Integration and Deployment Considerations
While NB-IoT modules simplify wireless connectivity, industrial integrators should pay attention to:
- Network Coverage: NB-IoT is not available everywhere. Verify coverage maps from local operators, especially for basements or isolated rural areas. In regions without NB-IoT, LTE-M or NB-IoT fallback may be necessary.
- Data Payload Optimization: Because NB-IoT is designed for small, infrequent transmissions, it is important to send only necessary data. Use compression or delta encoding to reduce payload size. Avoid frequent reconnections; use PSM to maintain long sleep intervals.

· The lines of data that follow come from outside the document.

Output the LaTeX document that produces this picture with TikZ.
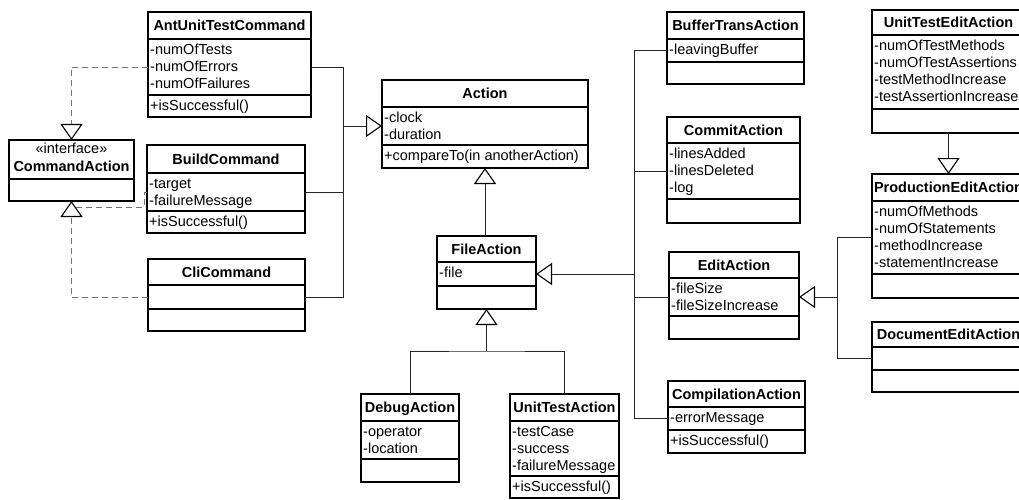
\documentclass[tikz,border=0pt]{standalone}
\usepackage{fontspec}
\setmainfont{Liberation Sans}
\usetikzlibrary{arrows.meta,calc}

\newcommand\umlfont{\fontsize{14.5}{17}\selectfont}

\tikzset{
  comp/.style={draw=black, line width=1.1pt, fill=white, inner sep=0pt, outer sep=0pt, anchor=north west},
  ctitle/.style={anchor=base, inner sep=0pt, font=\umlfont\bfseries},
  crow/.style={anchor=base west, inner sep=0pt, font=\umlfont},
  link/.style={draw=black!85, line width=0.9pt},
  gentip/.style={-{Triangle[open, length=16pt, width=22pt, line width=1.1pt, color=black]}},
  gen/.style={link, gentip},
  realize/.style={draw=black!55, line width=0.9pt, dash pattern=on 6pt off 4pt},
  realizegen/.style={realize, gentip},
}

% class box: id, left, right, top, title line, attribute line, bottom, name
\newcommand\umlclass[8]{%
  \node[comp, minimum width={(#3-#2)*1pt}, minimum height={(#5-#4)*1pt}] (#1-t) at (#2,#4) {};
  \node[comp, minimum width={(#3-#2)*1pt}, minimum height={(#6-#5)*1pt}] (#1-a) at (#2,#5) {};
  \node[comp, minimum width={(#3-#2)*1pt}, minimum height={(#7-#6)*1pt}] (#1-o) at (#2,#6) {};
  \node[ctitle] (#1-name) at ($(#1-t.center)+(0,5.2)$) {#8};
}
% text rows of one compartment
\newcommand\umlrows[2]{%
  \foreach \txt [count=\k] in {#2}{
    \node[crow] (#1-\k) at ($(#1.north west)+(2,{15.5+17*(\k-1)})$) {\txt};
  }
}

\begin{document}
\begin{tikzpicture}[x=1pt, y=-1pt, font=\umlfont]
\useasboundingbox (0,0) rectangle (1019,500);
\clip (0,0) rectangle (1019,500);

% command classes
\umlclass{ant}{148}{311}{12}{39}{95}{117}{AntUnitTestCommand}
\umlrows{ant-a}{-numOfTests,-numOfErrors,-numOfFailures}
\umlrows{ant-o}{+isSuccessful()}

\node[comp, minimum width=125pt, minimum height=39pt] (cmd-t) at (9,140) {};
\node[comp, minimum width=125pt, minimum height=22pt] (cmd-o) at (9,179) {};
\node[crow, anchor=base] (cmd-stereo) at ($(cmd-t.north)+(0,13.5)$) {«interface»};
\node[ctitle] (cmd-name) at ($(cmd-t.north)+(0,31)$) {CommandAction};

\umlclass{build}{147}{305}{145}{173}{211}{233}{BuildCommand}
\umlrows{build-a}{-target,-failureMessage}
\umlrows{build-o}{+isSuccessful()}

\umlclass{cli}{148}{305}{259}{285}{309}{331}{CliCommand}

% core actions
\umlclass{act}{382}{588}{80}{107}{145}{168}{Action}
\umlrows{act-a}{-clock,-duration}
\umlrows{act-o}{+compareTo(in anotherAction)}

\umlclass{file}{437}{536}{236}{262}{286}{309}{FileAction}
\umlrows{file-a}{-file}

\umlclass{dbg}{361}{459}{394}{421}{459}{482}{DebugAction}
\umlrows{dbg-a}{-operator,-location}

\umlclass{utst}{510}{619}{394}{421}{476}{498}{UnitTestAction}
\umlrows{utst-a}{-testCase,-success,-failureMessage}
\umlrows{utst-o}{+isSuccessful()}

% file action subclasses
\umlclass{buf}{667}{804}{12}{39}{62}{84}{BufferTransAction}
\umlrows{buf-a}{-leavingBuffer}

\umlclass{commit}{667}{800}{117}{143}{199}{223}{CommitAction}
\umlrows{commit-a}{-linesAdded,-linesDeleted,-log}

\umlclass{edit}{669}{799}{252}{278}{316}{339}{EditAction}
\umlrows{edit-a}{-fileSize,-fileSizeIncrease}

\umlclass{cpl}{668}{805}{381}{407}{430}{453}{CompilationAction}
\umlrows{cpl-a}{-errorMessage}
\umlrows{cpl-o}{+isSuccessful()}

% edit action subclasses
\umlclass{ute}{872}{1025}{10}{35}{109}{133}{UnitTestEditAction}
\umlrows{ute-a}{-numOfTestMethods,-numOfTestAssertions,-testMethodIncrease,-testAssertionIncrease}

\umlclass{prod}{872}{1025}{174}{201}{274}{298}{ProductionEditAction}
\umlrows{prod-a}{-numOfMethods,-numOfStatements,-methodIncrease,-statementIncrease}

\umlclass{doc}{872}{1025}{322}{347}{370}{392}{DocumentEditAction}

% bus lines
\coordinate (busL) at (343,0);
\coordinate (busM) at (634,0);
\coordinate (busR) at (837,0);
\coordinate (fork) at ($(file-o.south)+(0,42)$);
\coordinate (cmdside) at ($(cmd-o.south)+(4,6)$);

% commands -> Action
\draw[link] (ant-a.east) -- (busL |- ant-a.east) -- (busL |- cli-a.east) -- (cli-a.east);
\draw[link] (build-a.east) -- (busL |- build-a.east);
\draw[gen] (busL |- act-a.west) -- (act-a.west);

% commands realize CommandAction
\draw[realizegen] (ant-a.west) -| (cmd-t.north);
\draw[realizegen] (cli-a.west) -| (cmd-o.south);
\draw[realize] (build-a.west) -- ++(-3,0) |- (cmdside);

% FileAction -> Action
\draw[gen] (act-o.south |- file-t.north) -- (act-o.south);

% DebugAction, UnitTestAction -> FileAction
\draw[link] (dbg-t.north) |- (fork) -| (utst-t.north);
\draw[gen] (fork) -- (file-o.south);

% right-hand subclasses -> FileAction
\draw[link] (buf-a.west) -- (busM |- buf-a.west) -- (busM |- cpl-a.west) -- (cpl-a.west);
\draw[link] (commit-a.west) -- (busM |- commit-a.west);
\draw[link] (edit-a.west) -- (busM |- edit-a.west);
\draw[gen] (busM |- file-a.east) -- (file-a.east);

% edit subclasses -> EditAction
\draw[link] (prod-a.west) -- (busR |- prod-a.west) -- (busR |- doc-a.west) -- (doc-a.west);
\draw[gen] (busR |- edit-a.east) -- (edit-a.east);
\draw[gen] (ute-o.south) -- (prod-t.north);
\end{tikzpicture}
\end{document}
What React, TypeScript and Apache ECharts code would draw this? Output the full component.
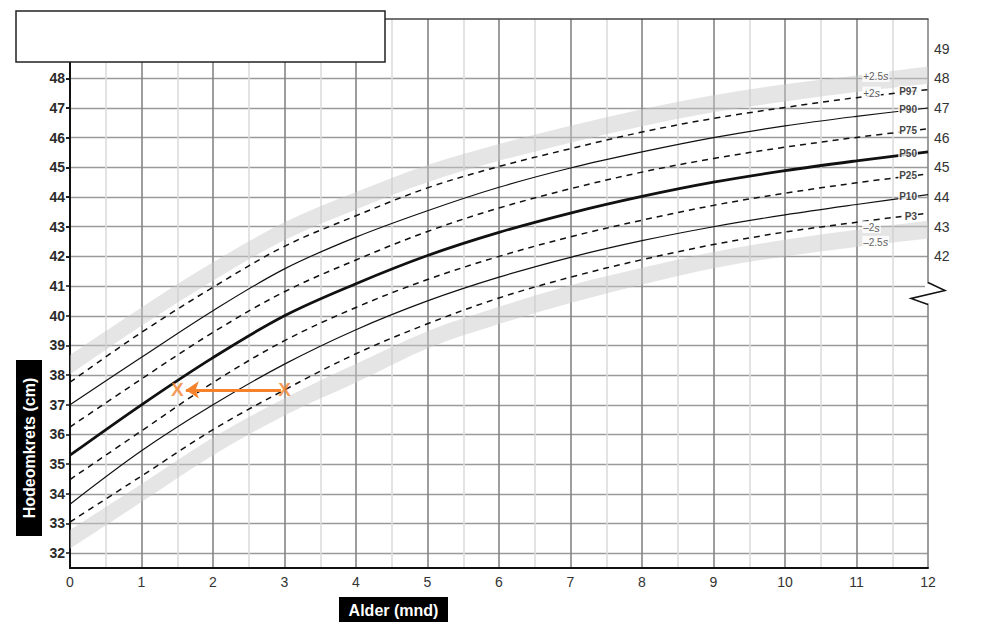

- SIM Management: Industrial deployments often use embedded SIM (eSIM) to avoid physical SIM replacement. eSIM profiles can be remotely provisioned, simplifying logistics for large fleets.
- Testing and Debugging: Use development kits and network analyzer tools to evaluate signal quality, packet loss, and latency before mass deployment. Many module vendors provide Python-based SDKs or AT command scripts for rapid prototyping.
Conclusion
NB-IoT modules are a mature, standards-based connectivity solution that addresses the core requirements of industrial IoT: low cost, low power, deep coverage, and high scalability. By understanding the technical parameters and matching them to specific application needs, engineers can design robust systems that operate reliably for years. As 3GPP continues to evolve NB-IoT (e.g., Rel-17 enhancements for reduced latency and positioning), the technology will remain a key enabler for Industry 4.0, smart infrastructure, and digital transformation across sectors.
For product selection, always refer to the latest datasheets from manufacturers such as u-blox, Quectel, SIMCom, and Telit, and perform field trials to validate performance in your unique industrial environment.